Now in her eighties, Kathleen Curry recalls the Crowes, a family of ten, of which her own grandmother was one. She has gathered together memories of all the brothers and sisters, together with some family stories about the Crowes, their children and grandchildren.
Though written chiefly for family, friends and Crowe relatives, these memories of a by-gone era provide vivid insight into a reality that’s now the stuff of history. But here it is alive and kicking.
Extract:
Auntie Lou had been a parlourmaid in one of the posh Green Walk houses and Uncle Herbert was a gardener up the road. I think he must have been somewhat disabled even then and his courting was far from adventurous. He simply stood outside the back gate whistling, until Lou came out and sent him away. He came back again though, time after time, and to her great embarrassment. The other maids called him ‘the Green Walk Cuckoo’. In the end, she said, there was “only one way to get rid of him, and that was to marry him”, so that was what she did. They had no children, although she was a loving and motherly person.
But she didn’t like little boys. To my delight, she would have nothing to do with my brother Peter, while I could do no wrong. She would let me build houses with the pack of cards or play with the button box, spreading the buttons all over the table. And she read to me for hours out of those Victorian religious children’s books. My favourite was Little Faith—The Child of the Toy Stall. It always made me cry but I loved it.

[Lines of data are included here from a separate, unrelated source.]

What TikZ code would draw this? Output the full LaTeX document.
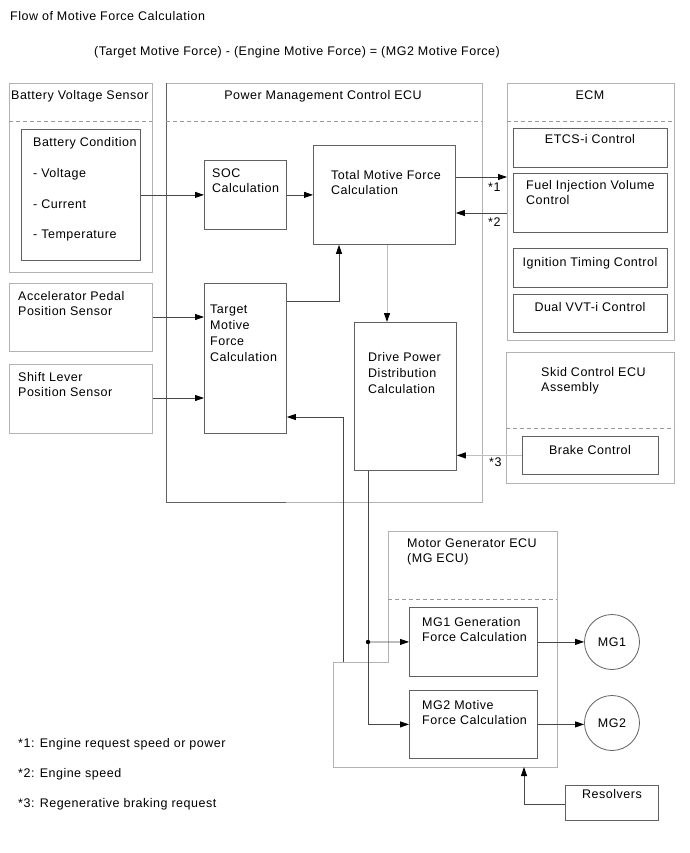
\documentclass[tikz,border=0pt]{standalone}
\usepackage{fontspec}
\setmainfont[LetterSpace=4]{Liberation Sans}
\usetikzlibrary{arrows.meta}
\begin{document}
\begin{tikzpicture}[x=1pt,y=-1pt,
  font=\fontsize{12.5}{15}\selectfont,
  cont/.style={draw=black!30, line width=0.8pt},
  sep/.style={draw=black!40, dash pattern=on 4pt off 3pt, line width=0.7pt},
  box/.style={draw=black!62, line width=0.8pt, rectangle, inner sep=0pt, anchor=north west},
  txt/.style={inner sep=0pt, anchor=base west, align=left},
  mtxt/.style={inner sep=0pt, anchor=north west, align=left},
  ctxt/.style={inner sep=0pt, anchor=base},
  conn/.style={draw=black!72, line width=0.8pt, -{Triangle[length=9pt,width=6pt,color=black]}},
  gconn/.style={draw=black!25, line width=1pt, -{Triangle[length=9pt,width=6pt,color=black]}},
  motor/.style={draw=black!62, line width=0.8pt, circle, minimum size=55pt, inner sep=0pt}
]
\useasboundingbox (0,0) rectangle (689,853);
\fill[white] (0,0) rectangle (689,853);

% titles
\node[txt] (title) at (10,21) {Flow of Motive Force Calculation};
\node[ctxt] (formula) at (297,56) {(Target Motive Force) - (Engine Motive Force) = (MG2 Motive Force)};

% Battery voltage sensor
\node[box, cont, minimum width=143pt, minimum height=189pt] (bvs) at (9,83) {};
\node[txt] (bvst) at (11,100) {Battery Voltage Sensor};
\draw[sep] (9,121) -- (152,121);
\node[box, minimum width=119pt, minimum height=131pt] (bc) at (21,129) {};
\node[txt] (bct1) at (33,147) {Battery Condition};
\node[txt] (bct2) at (33,178) {- Voltage};
\node[txt] (bct3) at (33,208) {- Current};
\node[txt] (bct4) at (33,238) {- Temperature};

% Power management control ECU
\node[box, cont, minimum width=316pt, minimum height=419pt] (pmc) at (166,83) {};
\draw[draw=black!62, line width=0.8pt] (pmc.north west) -- (pmc.south west) -- ++(120,0);
\node[ctxt] (pmct) at (323,100) {Power Management Control ECU};
\draw[sep] (166,121) -- (482,121);
\node[box, minimum width=82pt, minimum height=69pt] (soc) at (204,160) {};
\node[mtxt] (soct) at (212,169) {SOC\\Calculation};
\node[box, minimum width=142pt, minimum height=99pt] (tmf) at (313,145) {};
\node[mtxt] (tmft) at (331,170) {Total Motive Force\\Calculation};
\node[box, minimum width=82pt, minimum height=150pt] (tgt) at (204,283) {};
\node[mtxt] (tgtt) at (210,305) {Target\\[1pt]Motive\\[1pt]Force\\[1pt]Calculation};
\node[box, minimum width=102pt, minimum height=148pt] (dpd) at (354,322) {};
\node[mtxt] (dpdt) at (368,352) {Drive Power\\[1pt]Distribution\\[1pt]Calculation};

% sensors
\node[box, cont, minimum width=143pt, minimum height=68pt] (app) at (9,283) {};
\node[mtxt] (appt) at (18,291) {Accelerator Pedal\\Position Sensor};
\node[box, cont, minimum width=143pt, minimum height=69pt] (slp) at (9,364) {};
\node[mtxt] (slpt) at (18,372) {Shift Lever\\Position Sensor};

% ECM
\node[box, cont, minimum width=167pt, minimum height=257pt] (ecm) at (507,83) {};
\node[ctxt] (ecmt) at (590,100) {ECM};
\draw[sep] (507,121) -- (674,121);
\node[box, minimum width=154pt, minimum height=39pt] (etcs) at (513,128) {};
\node[ctxt] (etcst) at (590,144) {ETCS-i Control};
\node[box, minimum width=154pt, minimum height=59pt] (fiv) at (513,173) {};
\node[mtxt] (fivt) at (526,180) {Fuel Injection Volume\\Control};
\node[box, minimum width=154pt, minimum height=39pt] (itc) at (513,248) {};
\node[ctxt] (itct) at (590,266) {Ignition Timing Control};
\node[box, minimum width=154pt, minimum height=38pt] (vvt) at (513,294) {};
\node[ctxt] (vvtt) at (590,311) {Dual VVT-i Control};

% Skid control ECU
\node[box, cont, minimum width=168pt, minimum height=131pt] (skid) at (506,352) {};
\node[mtxt] (skidt) at (541,367) {Skid Control ECU\\Assembly};
\draw[sep] (506,428) -- (674,428);
\node[box, minimum width=136pt, minimum height=38pt] (brake) at (522,436) {};
\node[ctxt] (braket) at (590,454) {Brake Control};

% MG ECU
\draw[cont] (388,531) -- (557,531) -- (557,767) -- (333,767) -- (333,662) -- (388,662) -- cycle;
\node[mtxt] (mgt) at (407,539) {Motor Generator ECU\\(MG ECU)};
\draw[sep] (388,599) -- (557,599);
\node[box, minimum width=128pt, minimum height=69pt] (mg1c) at (409,607) {};
\node[mtxt] (mg1ct) at (422,617) {MG1 Generation\\Force Calculation};
\node[box, minimum width=128pt, minimum height=68pt] (mg2c) at (409,690) {};
\node[mtxt] (mg2ct) at (422,700) {MG2 Motive\\Force Calculation};
\node[motor] (mg1) at (612,642) {MG1};
\node[motor] (mg2) at (612,723) {MG2};
\node[box, minimum width=93pt, minimum height=35pt] (res) at (565,785) {};
\node[ctxt] (rest) at (612,798) {Resolvers};

% footnotes
\node[txt] (n1) at (18,747) {*1: Engine request speed or power};
\node[txt] (n2) at (18,777) {*2: Engine speed};
\node[txt] (n3) at (18,807) {*3: Regenerative braking request};

% helper coordinates
\coordinate (y1) at (0,177);
\coordinate (y2) at (0,213);
\coordinate (c1) at (339,301);
\coordinate (xd) at (387,0);
\coordinate (ya) at (0,317);
\coordinate (ys) at (0,398);
\coordinate (fb) at (343,662);
\coordinate (fbt) at (343,417);
\coordinate (j) at (368,642);
\coordinate (mgbot) at (524,767);
\coordinate (yr) at (0,804);

% connectors
\draw[conn] (bc.east |- soc.west) -- (soc.west);
\draw[conn] (soc.east) -- (soc.east -| tmf.west);
\draw[conn] (tmf.east |- y1) -- (ecm.west |- y1);
\draw[conn] (ecm.west |- y2) -- (tmf.east |- y2);
\draw[conn] (tgt.east |- c1) -| (tmf.south -| c1);
\draw[gconn] (tmf.south -| xd) -- (dpd.north -| xd);
\draw[conn] (app.east |- ya) -- (tgt.west |- ya);
\draw[conn] (slp.east |- ys) -- (tgt.west |- ys);
\draw[gconn] (brake.west) -- (brake.west -| dpd.east);
\draw[conn] (fb) -- (fbt) -- (tgt.east |- fbt);
\draw[conn] (dpd.south -| j) |- (mg2c.west);
\draw[conn] (j) -- (mg1c.west);
\fill[black] (j) circle (2.2pt);
\draw[conn] (mg1c.east) -- (mg1c.east -| mg1.west);
\draw[conn] (mg2c.east) -- (mg2c.east -| mg2.west);
\draw[conn] (res.west |- yr) -| (mgbot);

% labels
\node[txt] (l1) at (488,191) {*1};
\node[txt] (l2) at (488,226) {*2};
\node[txt] (l3) at (489,466) {*3};
\end{tikzpicture}
\end{document}
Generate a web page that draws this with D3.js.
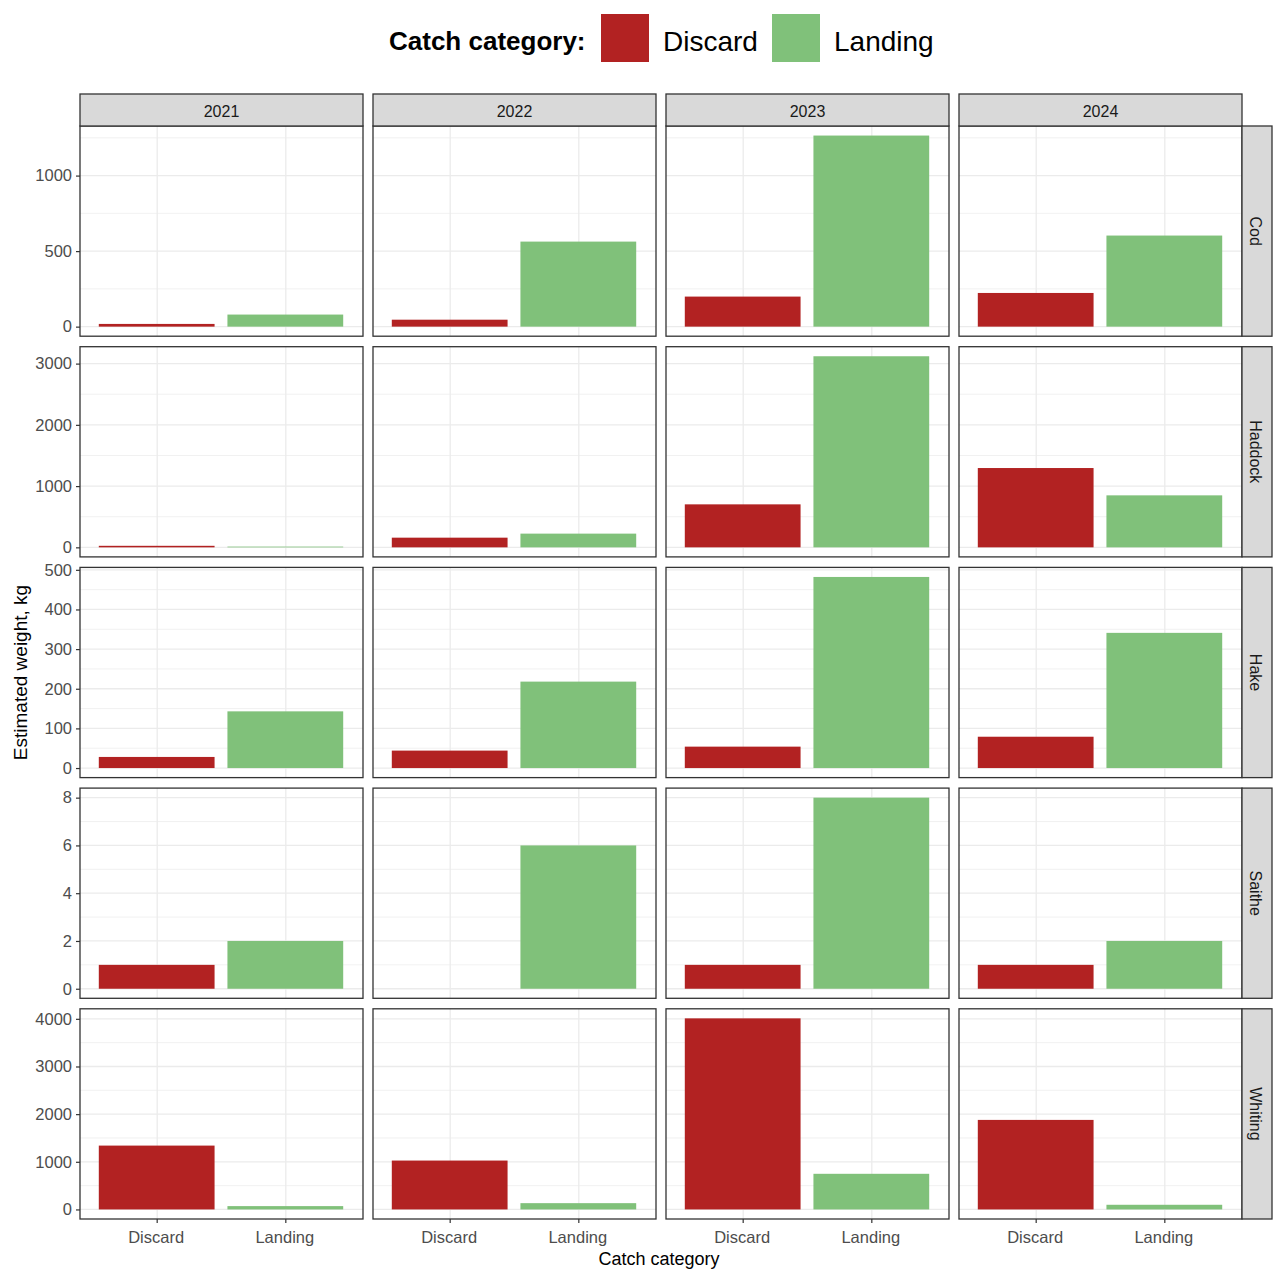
<!DOCTYPE html>
<html>
<head>
<meta charset="utf-8">
<script src="https://cdn.jsdelivr.net/npm/d3@7"></script>
<style>
  html, body { margin: 0; padding: 0; background: #fff; }
  svg { display: block; font-family: "Liberation Sans", Arial, sans-serif; }
</style>
</head>
<body>
<svg id="chart" width="1274" height="1271"></svg>
<script>
// Facet columns (years) and rows (species)
const years = ["2021", "2022", "2023", "2024"];
const species = ["Cod", "Haddock", "Hake", "Saithe", "Whiting"];
const categories = ["Discard", "Landing"];
const categoryColors = ["#B22222", "#80C17A"];

// Estimated weight (kg) by year, one array per species and catch category
const codDiscard = [18, 46, 199, 223];
const codLanding = [80, 563, 1265, 603];
const haddockDiscard = [25, 158, 702, 1295];
const haddockLanding = [12, 224, 3120, 849];
const hakeDiscard = [28, 44, 54, 79];
const hakeLanding = [143, 218, 482, 341];
const saitheDiscard = [1, null, 1, 1];
const saitheLanding = [2, 6, 8, 2];
const whitingDiscard = [1340, 1026, 4010, 1879];
const whitingLanding = [70, 132, 748, 98];

// Y tick labels per species row
const codTicks = [0, 500, 1000];
const haddockTicks = [0, 1000, 2000, 3000];
const hakeTicks = [0, 100, 200, 300, 400, 500];
const saitheTicks = [0, 2, 4, 6, 8];
const whitingTicks = [0, 1000, 2000, 3000, 4000];

const rows = [
  { name: species[0], values: [codDiscard, codLanding], ticks: codTicks },
  { name: species[1], values: [haddockDiscard, haddockLanding], ticks: haddockTicks },
  { name: species[2], values: [hakeDiscard, hakeLanding], ticks: hakeTicks },
  { name: species[3], values: [saitheDiscard, saitheLanding], ticks: saitheTicks },
  { name: species[4], values: [whitingDiscard, whitingLanding], ticks: whitingTicks }
];

// Layout
const gridLeft = 80, gridTop = 126, colW = 283, colGap = 10, rowH = 210.2, rowGap = 10.5;
const stripH = 32, stripW = 30;
const gridRight = gridLeft + 4 * colW + 3 * colGap;
const gridBottom = gridTop + 5 * rowH + 4 * rowGap;

const svg = d3.select("#chart");
const color = d3.scaleOrdinal().domain(categories).range(categoryColors);

// Discrete x: positions 1,2 with 0.6 expansion each side, bar width 0.9
const xUnit = d3.scaleLinear().domain([0.4, 2.6]).range([0, colW]);

const border = "#333333";
const gridCol = "#EBEBEB";
const tickText = "#4D4D4D";

rows.forEach((row, ri) => {
  const y0 = gridTop + ri * (rowH + rowGap);
  const allVals = row.values.flat().filter(v => v != null);
  const vmax = d3.max(allVals);
  const y = d3.scaleLinear()
    .domain([-0.05 * vmax, vmax * 1.05])
    .range([y0 + rowH, y0]);

  // minor breaks halfway between major ticks
  const step = row.ticks[1] - row.ticks[0];
  const minor = [];
  for (let v = row.ticks[0] - step / 2; v <= y.domain()[1]; v += step) {
    if (v >= y.domain()[0]) minor.push(v);
  }

  years.forEach((yr, ci) => {
    const x0 = gridLeft + ci * (colW + colGap);
    const g = svg.append("g").attr("transform", `translate(${x0},0)`);

    g.append("rect").attr("x", 0).attr("y", y0).attr("width", colW).attr("height", rowH)
      .attr("fill", "#fff");

    // grid
    g.selectAll(".minor").data(minor).join("line")
      .attr("x1", 0).attr("x2", colW)
      .attr("y1", d => y(d)).attr("y2", d => y(d))
      .attr("stroke", gridCol).attr("stroke-width", 0.7);
    g.selectAll(".major").data(row.ticks).join("line")
      .attr("x1", 0).attr("x2", colW)
      .attr("y1", d => y(d)).attr("y2", d => y(d))
      .attr("stroke", gridCol).attr("stroke-width", 1.3);
    g.selectAll(".vmajor").data(categories).join("line")
      .attr("x1", (d, i) => xUnit(i + 1)).attr("x2", (d, i) => xUnit(i + 1))
      .attr("y1", y0).attr("y2", y0 + rowH)
      .attr("stroke", gridCol).attr("stroke-width", 1.3);

    // bars
    const barData = categories.map((c, k) => ({ cat: c, k, v: row.values[k][ci] }))
      .filter(d => d.v != null);
    g.selectAll(".bar").data(barData).join("rect")
      .attr("x", d => xUnit(d.k + 1 - 0.45) - 0.5)
      .attr("width", xUnit(1.45) - xUnit(0.55))
      .attr("y", d => y(d.v))
      .attr("height", d => y(0) - y(d.v))
      .attr("fill", d => color(d.cat));

    // panel border
    g.append("rect").attr("x", 0).attr("y", y0).attr("width", colW).attr("height", rowH)
      .attr("fill", "none").attr("stroke", border).attr("stroke-width", 1.3);

    // top strips
    if (ri === 0) {
      g.append("rect").attr("x", 0).attr("y", gridTop - stripH).attr("width", colW).attr("height", stripH)
        .attr("fill", "#D9D9D9").attr("stroke", border).attr("stroke-width", 1.3);
      g.append("text").attr("x", colW / 2).attr("y", gridTop - stripH / 2 + 1)
        .attr("text-anchor", "middle").attr("dominant-baseline", "central")
        .attr("font-size", 16).attr("fill", "#1A1A1A").text(yr);
    }

    // bottom x axis
    if (ri === rows.length - 1) {
      const xa = g.append("g");
      categories.forEach((c, k) => {
        xa.append("line").attr("x1", xUnit(k + 1)).attr("x2", xUnit(k + 1))
          .attr("y1", y0 + rowH).attr("y2", y0 + rowH + 4)
          .attr("stroke", border).attr("stroke-width", 1.2);
        xa.append("text").attr("x", xUnit(k + 1) - 1).attr("y", y0 + rowH + 18)
          .attr("text-anchor", "middle").attr("dominant-baseline", "central")
          .attr("font-size", 16.5).attr("fill", tickText).text(c);
      });
    }
  });

  // left y axis
  const axis = d3.axisLeft(y).tickValues(row.ticks).tickSize(4).tickPadding(4)
    .tickFormat(d3.format("d"));
  const ag = svg.append("g").attr("transform", `translate(${gridLeft},0)`).call(axis);
  ag.select(".domain").remove();
  ag.selectAll(".tick line").attr("stroke", border).attr("stroke-width", 1.2);
  ag.selectAll(".tick text").attr("font-size", 16.5).attr("fill", tickText)
    .attr("font-family", "Liberation Sans, Arial, sans-serif");

  // right strip
  svg.append("rect").attr("x", gridRight).attr("y", y0).attr("width", stripW).attr("height", rowH)
    .attr("fill", "#D9D9D9").attr("stroke", border).attr("stroke-width", 1.3);
  svg.append("text")
    .attr("transform", `translate(${gridRight + stripW / 2 - 2},${y0 + rowH / 2}) rotate(90)`)
    .attr("text-anchor", "middle").attr("dominant-baseline", "central")
    .attr("font-size", 16).attr("fill", "#1A1A1A").text(row.name);
});

// axis titles
svg.append("text")
  .attr("transform", `translate(20,${(gridTop + gridBottom) / 2}) rotate(-90)`)
  .attr("text-anchor", "middle").attr("dominant-baseline", "central")
  .attr("font-size", 19).attr("fill", "#000").text("Estimated weight, kg");
svg.append("text")
  .attr("x", (gridLeft + gridRight) / 2 - 2).attr("y", 1259)
  .attr("text-anchor", "middle").attr("dominant-baseline", "central")
  .attr("font-size", 18).attr("fill", "#000").text("Catch category");

// legend
const leg = svg.append("g");
leg.append("text").attr("x", 389).attr("y", 41).attr("dominant-baseline", "central")
  .attr("font-size", 26).attr("font-weight", "bold").attr("fill", "#000").text("Catch category:");
const keyX = [601, 772];
categories.forEach((c, i) => {
  leg.append("rect").attr("x", keyX[i]).attr("y", 14).attr("width", 48).attr("height", 48)
    .attr("fill", color(c));
  leg.append("text").attr("x", keyX[i] + 62).attr("y", 41).attr("dominant-baseline", "central")
    .attr("font-size", 28).attr("fill", "#000").text(c);
});
</script>
</body>
</html>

Sometimes we played Ludo, or Snakes and Ladders, and I always won.
Inside the house there was very little furniture. The kitchen had only the table, two chairs and some sort of dresser, whilst the front room had nothing in it but an empty birdcage. The kitchen had a shallow sink which we called a ‘slopstone’, a table for baking and a shelf for the china. There were only three cups: His, Hers and one for a visitor. No-one was ever allowed to drink out of Auntie Louie’s cup—it was sacred. Even I had to have the visitor’s cup.
One day Auntie Louie took ill and was carried off to hospital. I must have been nine years old at the time and knew without a doubt that rather than drink out of anyone else’s cup, she would die. And she did.